- _Aim_
Starting at the first line of the data, please print exactly those lines through the one that holds "from matplotlib.lines import Line2D", omitting every picture.

- _Collected material_
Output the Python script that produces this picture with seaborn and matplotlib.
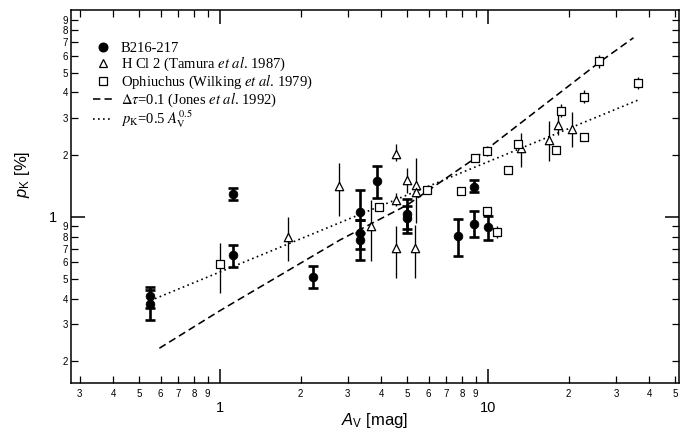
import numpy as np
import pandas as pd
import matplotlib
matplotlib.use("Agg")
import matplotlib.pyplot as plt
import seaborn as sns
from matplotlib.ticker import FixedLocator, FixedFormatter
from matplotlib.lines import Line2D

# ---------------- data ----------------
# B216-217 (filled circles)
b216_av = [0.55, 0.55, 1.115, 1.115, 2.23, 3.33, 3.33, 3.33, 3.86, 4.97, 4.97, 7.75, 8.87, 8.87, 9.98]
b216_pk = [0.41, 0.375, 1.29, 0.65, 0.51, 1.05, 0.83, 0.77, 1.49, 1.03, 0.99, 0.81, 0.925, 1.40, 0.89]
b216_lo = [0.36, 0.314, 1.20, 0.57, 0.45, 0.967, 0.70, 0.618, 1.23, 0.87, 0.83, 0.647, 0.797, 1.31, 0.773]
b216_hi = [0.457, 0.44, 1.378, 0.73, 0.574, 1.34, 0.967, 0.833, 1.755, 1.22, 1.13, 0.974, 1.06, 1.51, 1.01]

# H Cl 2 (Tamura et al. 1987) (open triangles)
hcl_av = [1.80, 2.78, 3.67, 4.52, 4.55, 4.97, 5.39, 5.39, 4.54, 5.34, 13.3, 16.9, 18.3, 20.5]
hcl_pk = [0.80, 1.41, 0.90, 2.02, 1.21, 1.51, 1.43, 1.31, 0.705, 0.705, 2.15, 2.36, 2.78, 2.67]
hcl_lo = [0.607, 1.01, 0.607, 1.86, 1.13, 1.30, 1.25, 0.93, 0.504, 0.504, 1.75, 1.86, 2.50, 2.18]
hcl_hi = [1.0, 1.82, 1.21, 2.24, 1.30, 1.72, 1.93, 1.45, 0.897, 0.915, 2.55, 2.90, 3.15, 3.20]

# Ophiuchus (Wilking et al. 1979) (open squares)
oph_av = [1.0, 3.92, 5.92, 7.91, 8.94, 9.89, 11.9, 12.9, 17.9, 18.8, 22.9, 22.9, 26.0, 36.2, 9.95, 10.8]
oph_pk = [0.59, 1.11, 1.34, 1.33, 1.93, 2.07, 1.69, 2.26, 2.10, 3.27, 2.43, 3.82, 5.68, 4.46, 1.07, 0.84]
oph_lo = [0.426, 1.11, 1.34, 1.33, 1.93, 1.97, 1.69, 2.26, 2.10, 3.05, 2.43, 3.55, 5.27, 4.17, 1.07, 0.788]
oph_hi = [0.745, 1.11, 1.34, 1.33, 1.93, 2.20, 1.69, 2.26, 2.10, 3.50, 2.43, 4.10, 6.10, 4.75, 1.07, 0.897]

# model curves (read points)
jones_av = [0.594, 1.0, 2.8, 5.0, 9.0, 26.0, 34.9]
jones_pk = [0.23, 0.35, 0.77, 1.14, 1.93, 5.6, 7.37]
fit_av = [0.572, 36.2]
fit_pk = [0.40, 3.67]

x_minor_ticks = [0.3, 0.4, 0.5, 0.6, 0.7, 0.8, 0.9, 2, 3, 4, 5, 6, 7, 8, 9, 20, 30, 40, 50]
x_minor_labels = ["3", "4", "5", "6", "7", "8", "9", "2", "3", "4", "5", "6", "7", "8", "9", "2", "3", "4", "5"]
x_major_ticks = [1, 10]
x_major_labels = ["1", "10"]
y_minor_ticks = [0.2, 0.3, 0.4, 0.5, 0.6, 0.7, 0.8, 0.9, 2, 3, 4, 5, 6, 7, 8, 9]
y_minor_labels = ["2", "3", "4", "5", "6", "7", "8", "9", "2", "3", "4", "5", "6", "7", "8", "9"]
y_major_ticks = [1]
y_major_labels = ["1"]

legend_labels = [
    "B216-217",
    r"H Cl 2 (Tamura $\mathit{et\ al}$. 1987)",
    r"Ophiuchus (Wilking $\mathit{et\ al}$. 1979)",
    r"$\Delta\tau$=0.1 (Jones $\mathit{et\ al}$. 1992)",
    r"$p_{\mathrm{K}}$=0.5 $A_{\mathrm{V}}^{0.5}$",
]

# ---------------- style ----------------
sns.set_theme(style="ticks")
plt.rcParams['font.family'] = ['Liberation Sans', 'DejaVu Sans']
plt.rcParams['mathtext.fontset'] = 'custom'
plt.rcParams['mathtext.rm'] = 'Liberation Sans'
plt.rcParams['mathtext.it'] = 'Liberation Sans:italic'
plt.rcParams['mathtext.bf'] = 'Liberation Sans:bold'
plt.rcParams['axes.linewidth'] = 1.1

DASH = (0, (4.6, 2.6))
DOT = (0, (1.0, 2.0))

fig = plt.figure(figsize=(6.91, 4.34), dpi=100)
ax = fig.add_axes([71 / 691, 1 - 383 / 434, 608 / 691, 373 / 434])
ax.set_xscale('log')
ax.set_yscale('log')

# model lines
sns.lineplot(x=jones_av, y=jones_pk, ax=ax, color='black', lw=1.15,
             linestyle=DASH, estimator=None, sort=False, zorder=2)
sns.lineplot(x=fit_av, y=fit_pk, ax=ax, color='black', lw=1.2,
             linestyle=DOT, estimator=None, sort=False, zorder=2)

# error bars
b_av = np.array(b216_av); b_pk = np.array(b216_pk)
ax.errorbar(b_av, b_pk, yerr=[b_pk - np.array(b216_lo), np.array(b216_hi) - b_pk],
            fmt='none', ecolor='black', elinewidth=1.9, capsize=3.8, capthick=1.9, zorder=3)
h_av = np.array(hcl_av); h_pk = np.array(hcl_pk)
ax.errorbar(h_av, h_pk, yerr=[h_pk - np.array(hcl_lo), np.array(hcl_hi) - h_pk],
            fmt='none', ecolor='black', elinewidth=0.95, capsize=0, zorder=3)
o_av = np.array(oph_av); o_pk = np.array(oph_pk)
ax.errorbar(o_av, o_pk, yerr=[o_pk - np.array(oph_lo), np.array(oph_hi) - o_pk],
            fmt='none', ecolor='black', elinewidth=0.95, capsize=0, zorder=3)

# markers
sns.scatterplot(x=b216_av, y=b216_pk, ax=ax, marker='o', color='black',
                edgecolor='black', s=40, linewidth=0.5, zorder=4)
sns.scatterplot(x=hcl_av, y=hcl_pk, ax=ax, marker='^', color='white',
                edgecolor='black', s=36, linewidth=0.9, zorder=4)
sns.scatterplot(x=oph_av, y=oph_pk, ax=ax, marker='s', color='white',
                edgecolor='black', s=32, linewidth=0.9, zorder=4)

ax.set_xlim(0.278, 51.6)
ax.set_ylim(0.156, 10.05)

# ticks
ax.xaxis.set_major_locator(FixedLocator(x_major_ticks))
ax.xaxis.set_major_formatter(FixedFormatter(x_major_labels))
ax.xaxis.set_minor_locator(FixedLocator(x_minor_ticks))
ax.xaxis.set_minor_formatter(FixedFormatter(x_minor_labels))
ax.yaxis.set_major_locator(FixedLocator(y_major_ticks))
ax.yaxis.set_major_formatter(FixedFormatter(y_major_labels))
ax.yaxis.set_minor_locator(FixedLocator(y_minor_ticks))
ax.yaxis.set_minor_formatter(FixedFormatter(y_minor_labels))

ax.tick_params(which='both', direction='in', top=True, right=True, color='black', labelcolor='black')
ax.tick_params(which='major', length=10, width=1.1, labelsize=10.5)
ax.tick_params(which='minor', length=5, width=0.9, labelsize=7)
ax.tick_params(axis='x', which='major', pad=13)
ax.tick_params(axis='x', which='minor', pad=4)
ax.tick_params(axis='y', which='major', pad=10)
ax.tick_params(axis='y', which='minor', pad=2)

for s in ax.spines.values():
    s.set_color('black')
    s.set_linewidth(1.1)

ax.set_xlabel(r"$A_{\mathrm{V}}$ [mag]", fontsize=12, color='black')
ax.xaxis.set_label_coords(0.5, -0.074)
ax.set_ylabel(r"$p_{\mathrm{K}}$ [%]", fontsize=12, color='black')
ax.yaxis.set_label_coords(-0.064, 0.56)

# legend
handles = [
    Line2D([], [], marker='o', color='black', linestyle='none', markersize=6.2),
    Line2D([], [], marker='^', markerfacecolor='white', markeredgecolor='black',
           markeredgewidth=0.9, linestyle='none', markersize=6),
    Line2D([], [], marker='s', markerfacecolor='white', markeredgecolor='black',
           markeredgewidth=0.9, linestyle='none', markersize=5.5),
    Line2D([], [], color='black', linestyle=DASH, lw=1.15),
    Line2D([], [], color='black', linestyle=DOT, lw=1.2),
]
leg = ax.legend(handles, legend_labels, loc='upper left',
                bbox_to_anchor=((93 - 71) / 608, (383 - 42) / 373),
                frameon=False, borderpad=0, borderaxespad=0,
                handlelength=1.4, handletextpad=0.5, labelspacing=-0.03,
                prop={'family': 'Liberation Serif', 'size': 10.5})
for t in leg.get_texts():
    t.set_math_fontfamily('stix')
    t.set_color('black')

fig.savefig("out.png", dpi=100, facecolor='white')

- _Full response_
Output the Python script that produces this picture with seaborn and matplotlib.
import numpy as np
import pandas as pd
import matplotlib
matplotlib.use("Agg")
import matplotlib.pyplot as plt
import seaborn as sns
from matplotlib.ticker import FixedLocator, FixedFormatter
from matplotlib.lines import Line2D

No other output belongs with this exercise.